To meet the increasing electricity needs of customers, the Port Harcourt Electricity Distribution (PHED) Plc has unveiled a new business structure.
The structure, according to the firm, will tackle the challenging dynamics in the business operating environment.
The new regional structure will replace the existing zonal structure for quick wins, and produce smart goals in an evolving business environment.
The Managing Director of PHED, Dr. Henry Ajagbawa, disclosed this at a meeting in Port Harcourt, River State, with executives of both the Senior Staff Association of Electricity and Allied Companies (SSAEAC) and the National Union of Electricity Employee (NUEE).
Ajagbawa informed members of the unions that the new structure was intended to quickly drive performance and monitor the company’s operations at product levels.
He listed the three product categories as: “Maximum demand (MD), non-maximum demand post-paid customers (PP), and pre-paid metered customers (PPM).”
According to him, the model will be delivered on a six-region structure, three product managers and commercial officers supported by several linesmen.
Ajagbawa commended the zonal/feeder management structure that existed, and noted that it had made giant strides in improving the company’s revenue.
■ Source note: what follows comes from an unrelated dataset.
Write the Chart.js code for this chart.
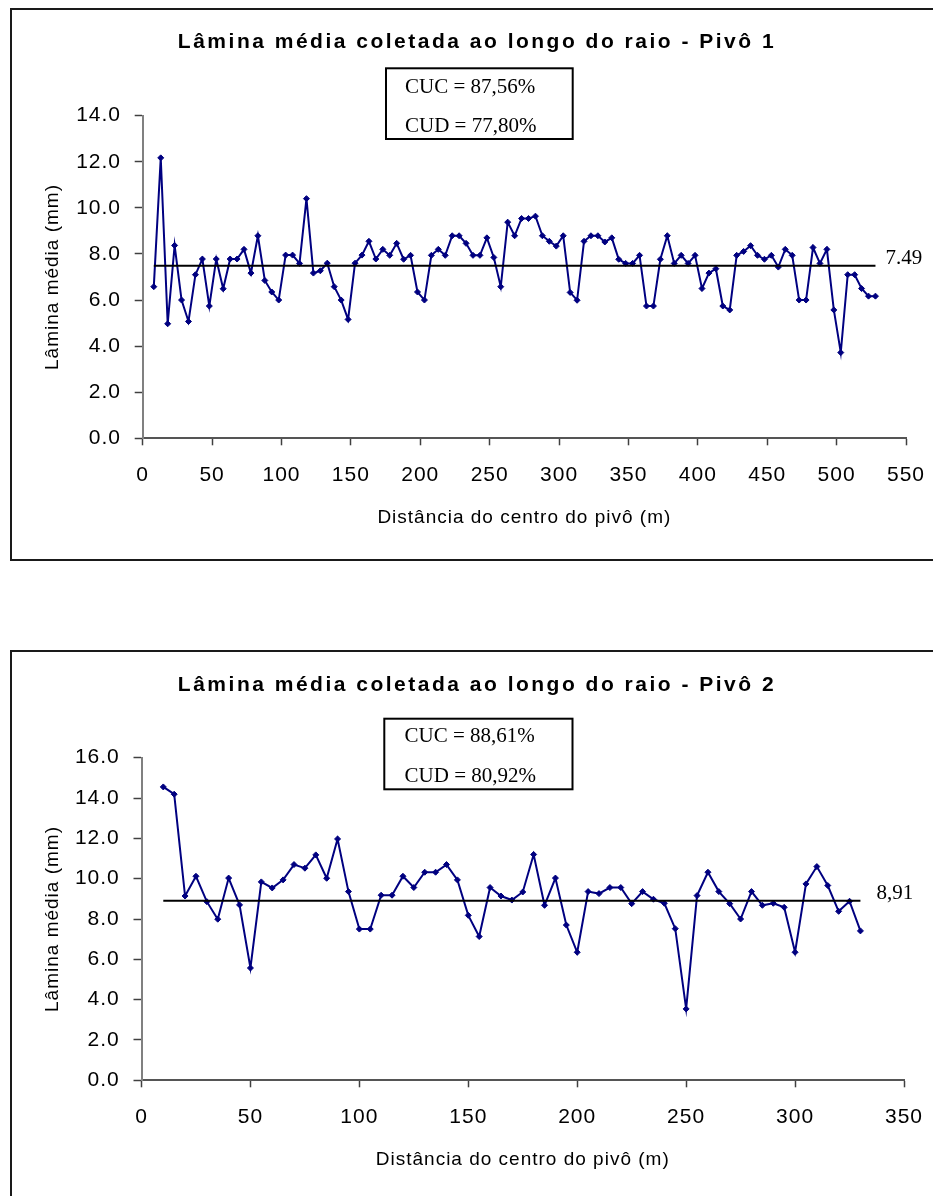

However, the company is still struggling and has introduced this new model to help further achieve the company’s objectives.
He said: “The challenges of the company, as it is industry-wide, but with peculiar scenarios in the PHED, ranging from inability to collect revenue from a large percentage of our customers, restiveness, staff assault, deductions from source by authorities, inability to meet contractual agreements, paying TCN for energy not sold to a segment of consumers among others.”
Ajagbawa, therefore, sought the support and understanding of labour leaders on the modalities of implementation of the new business model, and revealed that additional lines workers would be hired to bridge operational gaps.
He also stated that the existing crop of marketers and feeder managers may not have active roles like before based on the new structure.
Ajagbawa appealed to the union leaders to assist in sensitising their members on the objectives of the company and what their members are required to do to help the new business model succeed.
Responding, the labour leaders commended the idea, and agreed that through internal advertisement, the vacancies could be announced with marketers and feeder managers given the first opportunity to apply, and those who are successful could be trained and converted to linesmen.
The union leaders agreed to assist in sensitising their members, noting that they have successfully done so in other places in the past.